Return every line below as is, leaving out the pictures.

-- BEGIN GIVEN INFORMATION --

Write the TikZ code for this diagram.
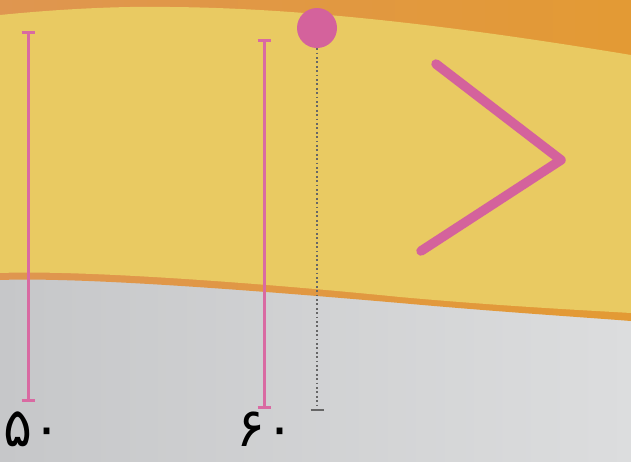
\documentclass[tikz,border=0pt]{standalone}
\usepackage{fontspec}
\newfontfamily\digitfont[Script=Arabic]{DejaVu Sans}
\definecolor{orng}{HTML}{E39A34}
\definecolor{orngL}{HTML}{DF9650}
\definecolor{yel}{HTML}{E9CA62}
\definecolor{greyL}{HTML}{C6C7C9}
\definecolor{greyR}{HTML}{DCDDDE}
\definecolor{pnk}{HTML}{D4629C}
\definecolor{pnkline}{HTML}{D96AA2}
\definecolor{dotg}{HTML}{666666}
\tikzset{
  rangeline/.style={draw=pnkline, line width=3pt},
  capline/.style={draw=pnkline, line width=3pt},
  dotline/.style={draw=dotg, line width=2pt, dash pattern=on 1.8pt off 2.6pt},
  chevron/.style={draw=pnk, line width=9.5pt, line cap=round, line join=round},
  lbl/.style={font=\digitfont\fontsize{54}{54}\selectfont, text=black, inner sep=0pt, anchor=base west}
}
\begin{document}
\begin{tikzpicture}[x=1pt,y=-1pt]
\useasboundingbox (0,0) rectangle (631,461);
% grey background
\shade[left color=greyL, right color=greyR] (0,0) rectangle (631,461);
% orange area (top band + lower stripe)
\shade[left color=orngL, right color=orng] (0,0) -- (631,0) -- (631,321)
  .. controls (580,317) and (500,312) .. (400,303)
  .. controls (250,290) and (80,277) .. (0,280) -- cycle;
% yellow area
\fill[yel] (0,15) .. controls (60,9) and (120,6) .. (170,7)
  .. controls (300,8) and (450,25) .. (631,55) -- (631,313)
  .. controls (580,310) and (500,306) .. (400,297)
  .. controls (250,282) and (80,270) .. (0,273) -- cycle;
% range lines
\coordinate (a1) at (28,32); \coordinate (a2) at (28,400);
\coordinate (b1) at (264,40); \coordinate (b2) at (264,407);
\draw[rangeline] (a1) -- (a2);
\draw[capline] ([xshift=-6.5pt]a1) -- ([xshift=6.5pt]a1);
\draw[capline] ([xshift=-6.5pt]a2) -- ([xshift=6.5pt]a2);
\draw[rangeline] (b1) -- (b2);
\draw[capline] ([xshift=-6.5pt]b1) -- ([xshift=6.5pt]b1);
\draw[capline] ([xshift=-6.5pt]b2) -- ([xshift=6.5pt]b2);
% marker and dotted line
\node[circle, fill=pnk, minimum size=40pt, inner sep=0pt] (dot) at (317,28) {};
\coordinate (tick) at (317,410);
\draw[dotline] (dot.south) -- (tick);
\draw[draw=dotg, line width=2.6pt] ([xshift=-6.5pt]tick) -- ([xshift=6.5pt]tick);
% chevron
\coordinate (c1) at (436,64); \coordinate (c2) at (561,160); \coordinate (c3) at (421,251);
\draw[chevron] (c1) -- (c2) -- (c3);
% labels
\node[lbl] (l50) at (3,446) {۵۰};
\node[lbl] (l60) at (236,446) {۶۰};
\end{tikzpicture}
\end{document}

-- END GIVEN INFORMATION --

**RESULT FOR THIS TASK:**
Write the TikZ code for this diagram.
\documentclass[tikz,border=0pt]{standalone}
\usepackage{fontspec}
\newfontfamily\digitfont[Script=Arabic]{DejaVu Sans}
\definecolor{orng}{HTML}{E39A34}
\definecolor{orngL}{HTML}{DF9650}
\definecolor{yel}{HTML}{E9CA62}
\definecolor{greyL}{HTML}{C6C7C9}
\definecolor{greyR}{HTML}{DCDDDE}
\definecolor{pnk}{HTML}{D4629C}
\definecolor{pnkline}{HTML}{D96AA2}
\definecolor{dotg}{HTML}{666666}
\tikzset{
  rangeline/.style={draw=pnkline, line width=3pt},
  capline/.style={draw=pnkline, line width=3pt},
  dotline/.style={draw=dotg, line width=2pt, dash pattern=on 1.8pt off 2.6pt},
  chevron/.style={draw=pnk, line width=9.5pt, line cap=round, line join=round},
  lbl/.style={font=\digitfont\fontsize{54}{54}\selectfont, text=black, inner sep=0pt, anchor=base west}
}
\begin{document}
\begin{tikzpicture}[x=1pt,y=-1pt]
\useasboundingbox (0,0) rectangle (631,461);
% grey background
\shade[left color=greyL, right color=greyR] (0,0) rectangle (631,461);
% orange area (top band + lower stripe)
\shade[left color=orngL, right color=orng] (0,0) -- (631,0) -- (631,321)
  .. controls (580,317) and (500,312) .. (400,303)
  .. controls (250,290) and (80,277) .. (0,280) -- cycle;
% yellow area
\fill[yel] (0,15) .. controls (60,9) and (120,6) .. (170,7)
  .. controls (300,8) and (450,25) .. (631,55) -- (631,313)
  .. controls (580,310) and (500,306) .. (400,297)
  .. controls (250,282) and (80,270) .. (0,273) -- cycle;
% range lines
\coordinate (a1) at (28,32); \coordinate (a2) at (28,400);
\coordinate (b1) at (264,40); \coordinate (b2) at (264,407);
\draw[rangeline] (a1) -- (a2);
\draw[capline] ([xshift=-6.5pt]a1) -- ([xshift=6.5pt]a1);
\draw[capline] ([xshift=-6.5pt]a2) -- ([xshift=6.5pt]a2);
\draw[rangeline] (b1) -- (b2);
\draw[capline] ([xshift=-6.5pt]b1) -- ([xshift=6.5pt]b1);
\draw[capline] ([xshift=-6.5pt]b2) -- ([xshift=6.5pt]b2);
% marker and dotted line
\node[circle, fill=pnk, minimum size=40pt, inner sep=0pt] (dot) at (317,28) {};
\coordinate (tick) at (317,410);
\draw[dotline] (dot.south) -- (tick);
\draw[draw=dotg, line width=2.6pt] ([xshift=-6.5pt]tick) -- ([xshift=6.5pt]tick);
% chevron
\coordinate (c1) at (436,64); \coordinate (c2) at (561,160); \coordinate (c3) at (421,251);
\draw[chevron] (c1) -- (c2) -- (c3);
% labels
\node[lbl] (l50) at (3,446) {۵۰};
\node[lbl] (l60) at (236,446) {۶۰};
\end{tikzpicture}
\end{document}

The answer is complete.